> TASK
Scan the entries below and extract each line with the word "this" in it.

> Records with drawing code
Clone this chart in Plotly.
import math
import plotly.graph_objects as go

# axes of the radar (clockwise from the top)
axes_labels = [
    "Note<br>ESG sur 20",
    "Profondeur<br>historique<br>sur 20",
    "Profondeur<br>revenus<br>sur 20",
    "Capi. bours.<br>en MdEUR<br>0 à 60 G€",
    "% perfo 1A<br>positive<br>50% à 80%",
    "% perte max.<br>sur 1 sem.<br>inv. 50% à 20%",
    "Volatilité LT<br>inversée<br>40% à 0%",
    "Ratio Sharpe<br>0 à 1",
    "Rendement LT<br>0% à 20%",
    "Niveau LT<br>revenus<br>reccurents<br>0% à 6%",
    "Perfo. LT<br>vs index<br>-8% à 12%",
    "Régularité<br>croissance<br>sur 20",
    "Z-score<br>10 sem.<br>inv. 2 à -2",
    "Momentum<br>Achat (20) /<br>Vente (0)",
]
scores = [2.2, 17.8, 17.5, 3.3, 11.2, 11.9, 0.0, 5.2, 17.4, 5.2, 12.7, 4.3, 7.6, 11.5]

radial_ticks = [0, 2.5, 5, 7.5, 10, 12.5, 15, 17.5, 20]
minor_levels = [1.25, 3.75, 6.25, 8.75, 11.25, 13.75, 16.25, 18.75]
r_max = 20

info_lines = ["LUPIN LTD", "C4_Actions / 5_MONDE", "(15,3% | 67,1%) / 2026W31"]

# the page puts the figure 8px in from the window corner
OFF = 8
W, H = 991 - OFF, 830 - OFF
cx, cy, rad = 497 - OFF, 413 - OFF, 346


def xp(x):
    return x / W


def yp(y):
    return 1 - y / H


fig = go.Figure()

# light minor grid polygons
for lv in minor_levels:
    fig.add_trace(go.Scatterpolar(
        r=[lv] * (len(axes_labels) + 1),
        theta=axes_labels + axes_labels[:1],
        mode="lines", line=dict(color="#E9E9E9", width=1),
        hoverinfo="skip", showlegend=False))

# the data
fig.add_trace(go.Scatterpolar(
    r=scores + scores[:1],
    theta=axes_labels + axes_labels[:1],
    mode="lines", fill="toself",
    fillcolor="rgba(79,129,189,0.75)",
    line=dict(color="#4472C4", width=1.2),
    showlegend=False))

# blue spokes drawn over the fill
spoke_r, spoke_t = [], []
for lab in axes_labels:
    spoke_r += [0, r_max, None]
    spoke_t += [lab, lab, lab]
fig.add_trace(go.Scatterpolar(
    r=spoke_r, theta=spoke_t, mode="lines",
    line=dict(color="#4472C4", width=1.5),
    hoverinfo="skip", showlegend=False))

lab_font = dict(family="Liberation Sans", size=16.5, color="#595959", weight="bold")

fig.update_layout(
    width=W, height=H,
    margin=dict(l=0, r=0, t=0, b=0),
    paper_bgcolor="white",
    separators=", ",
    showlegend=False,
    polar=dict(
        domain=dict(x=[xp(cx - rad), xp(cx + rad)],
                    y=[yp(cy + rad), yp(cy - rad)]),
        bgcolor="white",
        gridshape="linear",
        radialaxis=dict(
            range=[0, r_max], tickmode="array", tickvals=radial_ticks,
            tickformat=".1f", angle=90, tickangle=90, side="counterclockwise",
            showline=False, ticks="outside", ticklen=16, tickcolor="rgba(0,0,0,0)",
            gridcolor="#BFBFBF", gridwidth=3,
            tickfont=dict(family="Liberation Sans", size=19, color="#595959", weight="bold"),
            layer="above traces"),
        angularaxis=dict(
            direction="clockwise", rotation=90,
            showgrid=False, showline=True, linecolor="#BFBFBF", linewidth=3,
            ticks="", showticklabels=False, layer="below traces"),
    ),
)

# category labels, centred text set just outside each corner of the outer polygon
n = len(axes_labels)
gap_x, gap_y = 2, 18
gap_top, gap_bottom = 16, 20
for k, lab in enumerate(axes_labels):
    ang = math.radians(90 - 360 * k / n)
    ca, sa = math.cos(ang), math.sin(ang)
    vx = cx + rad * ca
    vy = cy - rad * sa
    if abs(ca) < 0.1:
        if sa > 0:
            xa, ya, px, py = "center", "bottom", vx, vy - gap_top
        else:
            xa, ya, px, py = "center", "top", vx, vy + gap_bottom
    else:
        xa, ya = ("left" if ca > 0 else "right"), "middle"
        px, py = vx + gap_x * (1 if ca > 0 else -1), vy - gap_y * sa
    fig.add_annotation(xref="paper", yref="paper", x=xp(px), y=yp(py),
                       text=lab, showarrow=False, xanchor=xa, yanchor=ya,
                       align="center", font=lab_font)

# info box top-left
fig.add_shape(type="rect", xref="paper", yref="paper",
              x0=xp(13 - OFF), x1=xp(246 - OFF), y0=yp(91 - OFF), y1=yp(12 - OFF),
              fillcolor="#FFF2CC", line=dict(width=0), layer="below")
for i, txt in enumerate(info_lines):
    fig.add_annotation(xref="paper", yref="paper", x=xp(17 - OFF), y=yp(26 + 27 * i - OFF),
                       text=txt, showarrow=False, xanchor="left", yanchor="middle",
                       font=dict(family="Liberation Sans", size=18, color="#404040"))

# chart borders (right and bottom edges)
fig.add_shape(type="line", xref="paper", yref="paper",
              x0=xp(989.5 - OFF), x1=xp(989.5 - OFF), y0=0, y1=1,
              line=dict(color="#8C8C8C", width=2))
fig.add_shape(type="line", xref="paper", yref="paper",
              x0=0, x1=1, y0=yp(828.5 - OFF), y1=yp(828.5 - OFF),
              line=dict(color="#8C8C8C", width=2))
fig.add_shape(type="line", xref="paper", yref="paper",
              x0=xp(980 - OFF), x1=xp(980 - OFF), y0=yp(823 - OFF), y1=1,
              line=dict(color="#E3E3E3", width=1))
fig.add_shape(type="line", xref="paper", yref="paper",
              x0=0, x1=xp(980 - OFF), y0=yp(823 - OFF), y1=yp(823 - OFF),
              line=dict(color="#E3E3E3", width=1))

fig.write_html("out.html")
--
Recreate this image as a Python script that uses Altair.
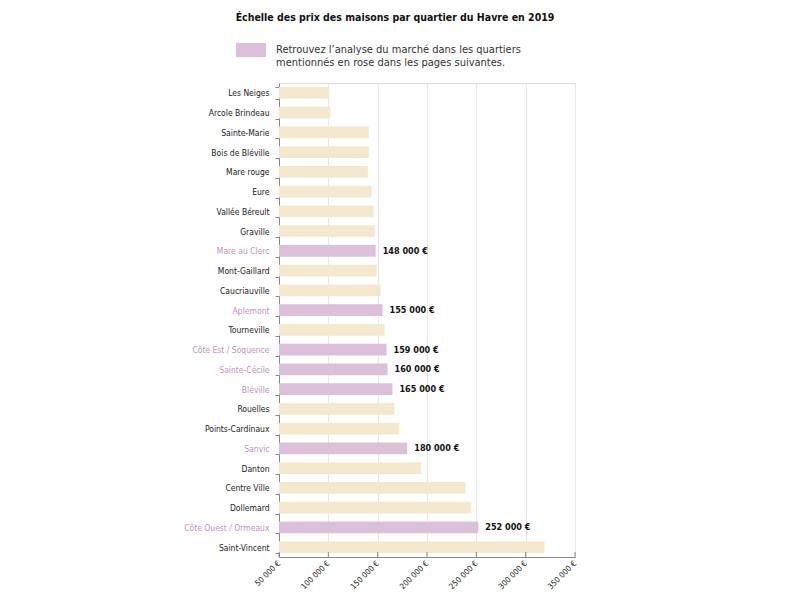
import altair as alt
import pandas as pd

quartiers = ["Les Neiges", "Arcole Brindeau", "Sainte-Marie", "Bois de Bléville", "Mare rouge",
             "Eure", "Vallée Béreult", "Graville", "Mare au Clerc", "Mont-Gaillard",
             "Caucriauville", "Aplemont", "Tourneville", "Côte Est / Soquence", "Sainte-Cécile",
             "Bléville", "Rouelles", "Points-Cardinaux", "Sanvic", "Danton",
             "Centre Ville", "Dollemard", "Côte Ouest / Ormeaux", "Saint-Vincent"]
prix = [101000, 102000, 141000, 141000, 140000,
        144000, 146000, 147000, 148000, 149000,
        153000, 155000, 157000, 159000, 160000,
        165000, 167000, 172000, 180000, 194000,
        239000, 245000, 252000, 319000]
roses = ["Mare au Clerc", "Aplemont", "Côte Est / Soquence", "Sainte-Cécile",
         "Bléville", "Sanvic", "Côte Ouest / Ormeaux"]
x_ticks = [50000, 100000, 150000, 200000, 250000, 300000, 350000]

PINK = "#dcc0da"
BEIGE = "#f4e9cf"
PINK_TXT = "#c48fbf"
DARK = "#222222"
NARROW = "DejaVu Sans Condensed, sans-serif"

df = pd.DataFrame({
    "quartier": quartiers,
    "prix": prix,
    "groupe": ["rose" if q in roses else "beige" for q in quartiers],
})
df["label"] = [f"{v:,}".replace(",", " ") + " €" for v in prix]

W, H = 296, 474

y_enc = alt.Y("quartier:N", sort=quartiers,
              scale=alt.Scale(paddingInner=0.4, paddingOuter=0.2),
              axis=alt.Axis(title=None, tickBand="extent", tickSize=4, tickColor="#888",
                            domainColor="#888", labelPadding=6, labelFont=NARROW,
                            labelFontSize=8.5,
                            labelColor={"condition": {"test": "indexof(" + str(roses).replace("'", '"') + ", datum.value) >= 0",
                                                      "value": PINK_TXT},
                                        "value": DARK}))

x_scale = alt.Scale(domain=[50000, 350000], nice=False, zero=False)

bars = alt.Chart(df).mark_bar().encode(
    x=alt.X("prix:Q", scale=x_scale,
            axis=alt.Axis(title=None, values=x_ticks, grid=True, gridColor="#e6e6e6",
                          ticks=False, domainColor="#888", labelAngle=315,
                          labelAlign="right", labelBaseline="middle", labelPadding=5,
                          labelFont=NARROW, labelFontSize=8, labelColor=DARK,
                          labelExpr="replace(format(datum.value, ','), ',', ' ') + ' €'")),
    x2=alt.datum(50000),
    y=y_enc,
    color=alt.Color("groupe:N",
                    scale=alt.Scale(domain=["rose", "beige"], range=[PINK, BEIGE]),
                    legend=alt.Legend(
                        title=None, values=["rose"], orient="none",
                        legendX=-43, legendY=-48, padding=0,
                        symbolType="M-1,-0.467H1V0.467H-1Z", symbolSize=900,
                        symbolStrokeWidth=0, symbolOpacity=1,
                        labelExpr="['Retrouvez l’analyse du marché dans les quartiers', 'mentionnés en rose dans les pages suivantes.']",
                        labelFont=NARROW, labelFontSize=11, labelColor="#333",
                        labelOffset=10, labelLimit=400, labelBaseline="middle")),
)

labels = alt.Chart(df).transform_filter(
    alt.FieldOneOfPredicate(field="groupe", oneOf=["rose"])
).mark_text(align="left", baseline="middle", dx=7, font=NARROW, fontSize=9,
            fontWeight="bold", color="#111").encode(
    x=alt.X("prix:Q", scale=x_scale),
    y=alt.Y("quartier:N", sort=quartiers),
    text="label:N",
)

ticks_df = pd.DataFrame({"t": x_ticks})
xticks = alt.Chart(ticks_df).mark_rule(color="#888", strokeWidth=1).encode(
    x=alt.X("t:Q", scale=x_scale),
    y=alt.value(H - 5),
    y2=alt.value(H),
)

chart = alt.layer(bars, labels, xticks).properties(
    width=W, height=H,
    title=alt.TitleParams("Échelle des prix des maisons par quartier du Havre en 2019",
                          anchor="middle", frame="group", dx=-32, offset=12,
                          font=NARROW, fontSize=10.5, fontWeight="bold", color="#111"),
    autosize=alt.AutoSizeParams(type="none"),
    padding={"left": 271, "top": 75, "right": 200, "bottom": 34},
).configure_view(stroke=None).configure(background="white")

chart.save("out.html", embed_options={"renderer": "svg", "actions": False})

> COMPLETE RESPONSE
Clone this chart in Plotly.
Recreate this image as a Python script that uses Altair.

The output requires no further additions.